Wireless Innovation Forum Top Ten Most Wanted Innovations
Innovation #10: Integrated Development and Debug Environment to Create Portable SW-Based Applications on Embedded Heterogeneous Platforms
10.1 Executive Summary
Software Defined Systems (SDS) are a dominant portion of the communications eco-chain due to their increased flexibility in addressing evolving requirements and multi-mission profiles. General purpose hardware devices can now be specialized via software-based algorithms (including firmware) to execute multiple defined tasks. With the rapid advances in technology, it is, however, imperative to reduce software development cost while maintaining the highest overall system performance as the software is ported from one platform to another.
Standards-based approaches are essential to facilitate the integration of software and firmware with hardware and assure portability of applications. This is even more important when the hardware platform is likely to change over time, due to technology refresh and insertion, or the move to a completely different platform (e.g., a national waveform needing to be ported on multiple vendor systems).

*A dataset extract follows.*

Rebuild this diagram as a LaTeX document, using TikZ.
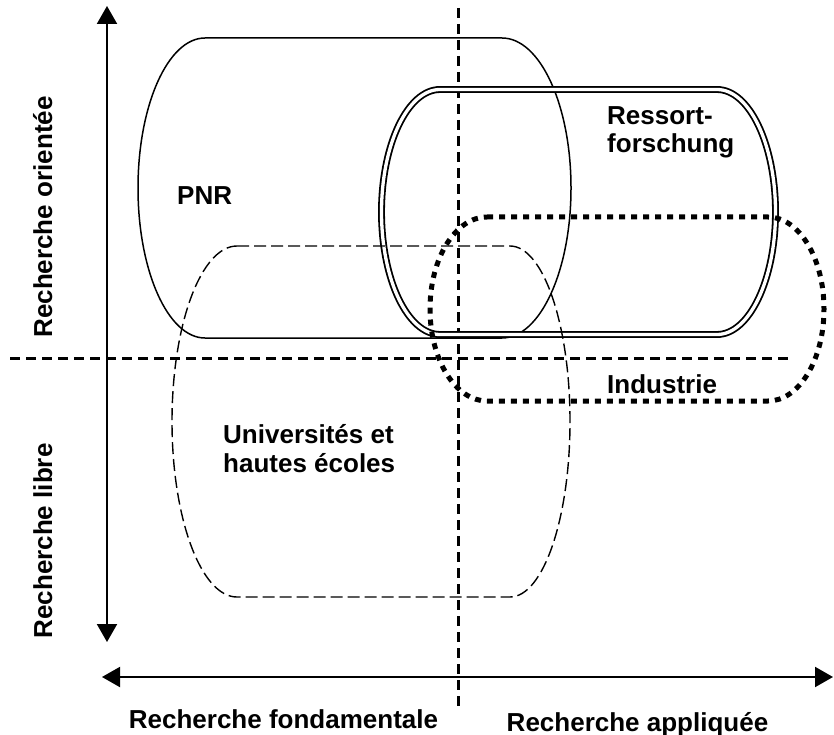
\documentclass[tikz,border=0pt]{standalone}
\usepackage{fontspec}
\setmainfont{Liberation Sans}
\usetikzlibrary{arrows.meta}
\begin{document}
\begin{tikzpicture}[x=1pt,y=1pt,
  lbl/.style={inner sep=0pt,font=\fontsize{26}{29}\selectfont\bfseries},
  axisarrow/.style={line width=2pt,{Triangle[length=18pt,width=20pt]}-{Triangle[length=18pt,width=20pt]}},
  axisdash/.style={line width=3pt,dash pattern=on 10pt off 6pt},
  pnrline/.style={line width=1.5pt},
  resline/.style={line width=1.8pt,double,double distance=3.3pt},
  unidash/.style={line width=1.4pt,dash pattern=on 12pt off 5pt},
  inddot/.style={line width=5pt,dash pattern=on 6pt off 6pt}]
\useasboundingbox (0,0) rectangle (834,-735);
% axes
\coordinate (vtop) at (107,-6);
\coordinate (vbot) at (107,-642);
\coordinate (hleft) at (102,-677);
\coordinate (hright) at (833,-677);
\draw[axisarrow] (vtop) -- (vbot);
\draw[axisarrow] (hleft) -- (hright);
\coordinate (dhl) at (10,-358);
\coordinate (dhr) at (790,-358);
\coordinate (dvt) at (458,-8);
\coordinate (dvb) at (458,-710);
\draw[axisdash] (dhl) -- (dhr);
\draw[axisdash] (dvt) -- (dvb);
% PNR
\draw[pnrline] (205,-38) -- (502,-38)
  arc[start angle=90,end angle=-90,x radius=69,y radius=150] -- (205,-338)
  arc[start angle=270,end angle=90,x radius=67,y radius=150] -- cycle;
% Ressortforschung
\draw[resline] (440,-89.5) -- (717,-89.5)
  arc[start angle=90,end angle=-90,x radius=58.5,y radius=122.5] -- (440,-334.5)
  arc[start angle=270,end angle=90,x radius=58.5,y radius=122.5] -- cycle;
% Universites
\draw[unidash] (237,-246) -- (510,-246)
  arc[start angle=90,end angle=-90,x radius=60,y radius=175.5] -- (237,-597)
  arc[start angle=270,end angle=90,x radius=65,y radius=175.5] -- cycle;
% Industrie
\draw[inddot] (487,-217) -- (768,-217)
  arc[start angle=90,end angle=-90,x radius=56,y radius=92] -- (487,-401)
  arc[start angle=270,end angle=90,x radius=57,y radius=92] -- cycle;
% labels
\node[lbl,anchor=base west] (pnr) at (177,-205) {PNR};
\node[lbl,anchor=base west] (uni1) at (223,-443) {Universités et};
\node[lbl,anchor=base west] (uni2) at (223,-472) {hautes écoles};
\node[lbl,anchor=base west] (res1) at (607,-125) {Ressort-};
\node[lbl,anchor=base west] (res2) at (607,-153) {forschung};
\node[lbl,anchor=base west] (ind) at (607,-393) {Industrie};
\node[lbl,anchor=base] (fond) at (283.5,-728) {Recherche fondamentale};
\node[lbl,anchor=base] (appl) at (637.5,-731) {Recherche appliquée};
\node[lbl,anchor=base,rotate=90] (orient) at (52,-217) {Recherche orientée};
\node[lbl,anchor=base,rotate=90] (libre) at (52,-541) {Recherche libre};
\end{tikzpicture}
\end{document}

The Software Communications Architecture (SCA) has been created to facilitate portability of software between different hardware platforms, by standardizing the infrastructure code needed to install, configure, and interconnect software components over heterogeneous systems. However, the SCA does not address the development of the waveforms, such as the signal processing for the physical layer, which needs to be able to execute on different processor types (GPPs, FPGAs, GPUs) and operating systems.
SDS software development processes today are mostly informal or ad hoc, as defined by the company developing the waveform. They can even vary depending on the architecture, processor types and operating systems chosen for a particular design. In the absence of a common approach or methodology to waveform architecture and implementation, portability of Wave Form’s between vendors is significantly more difficult and costly. Software architectures and design paradigms must evolve to integrate the software design model with the physical hardware architecture to address platform-specific requirements and differences in the current versus the target systems that impact software porting. Having a single system-level tool for the development and debugging of waveforms that can support any heterogeneous processor architecture would be a significant innovation.
10.2 Application
The implementation of software and firmware to represent the signal processing application is often hampered by the fact that the application specification is not clearly stated and the target platform can be heterogeneous and distributed, i.e., composed of multiple operating systems and multiple processors located on different boards and connected via multiple inter-process communication (IPC) protocols. The interaction between the different platform components is often specific to the operating environment. In order to develop power and cost effective waveforms, developers generally need to use multiple development tool flows from different companies, (i.e., Intel, Xilinx, Mentor, Cadence, etc.) which often comes at a cost to waveform portability. Prototyping and debugging waveforms across these multiple tool flows is extremely difficult.
The benefits of achieving greater software portability between heterogeneous platforms will benefit a broad range of user communities including:
- Application Developers: More efficient signal processing application porting will enable developers to implement component-based applications that can be ported to other software defined systems. This reduces the application development cost.
- Platform Developers/System Integrators: As a platform developer/system integrator, more efficient porting processes enables a wider selection of applications that may be ported and deployed on their systems, within the physical limits of the hardware capability.
- End Users: Ultimately, the end user community benefits through lower system costs, or greater capabilities (e.g., more applications on the same platform). This applies to both commercial and government users. This end cost benefit can be realized because one of the side effects of more efficient software is a more product-based development, resulting in wider range of products and a more competitive environment.
10.3 Description
One of the benefits of SDS is the ability to reuse parts or all of the software implementation to a different hardware platform. However, this is not a trivial problem because SDS platforms often contain multiple processors of different types, e.g. General Purpose Processor (GPP), Digital Signal Processor (DSP), Field Programmable Gate Array (FPGA), as well as evolving processor architectures together with other reconfigurable components and devices.
To reduce development time and cost, it is important that the software written be “easily” portable from platform to platform, and across different processor types. In addition, design paradigms can allow for multiple design approaches such as multi-threaded applications on GPP or concurrent state machine designs for an FPGA.
Design paradigms should also integrate the software model with a system model of the physical system hardware architecture to address platform-specific requirements and differences in the current versus the target platforms that impact software porting. There are several key elements that are required to realize this innovation. These encompass the range of technology, engineering disciplines, systems engineering practices and process, common representation standards, and intra-company process changes.
New technology is required to enhance and extend the expressiveness of current design and modeling tools to encompass the complete system design process. In addition to the application design, the tool or set of tools must also be capable of modeling the hardware elements of a target platform and be able to represent the constraints and capabilities of the platform in such a way that enables the analysis of an application design with respect to the target hardware on which it is to be deployed. This is a fundamental difference in mindset from most current practices and processes which are typically hardware focused through the systems discipline with the software engineering aspect typically not joining the process until after the hardware architecture has been largely decided.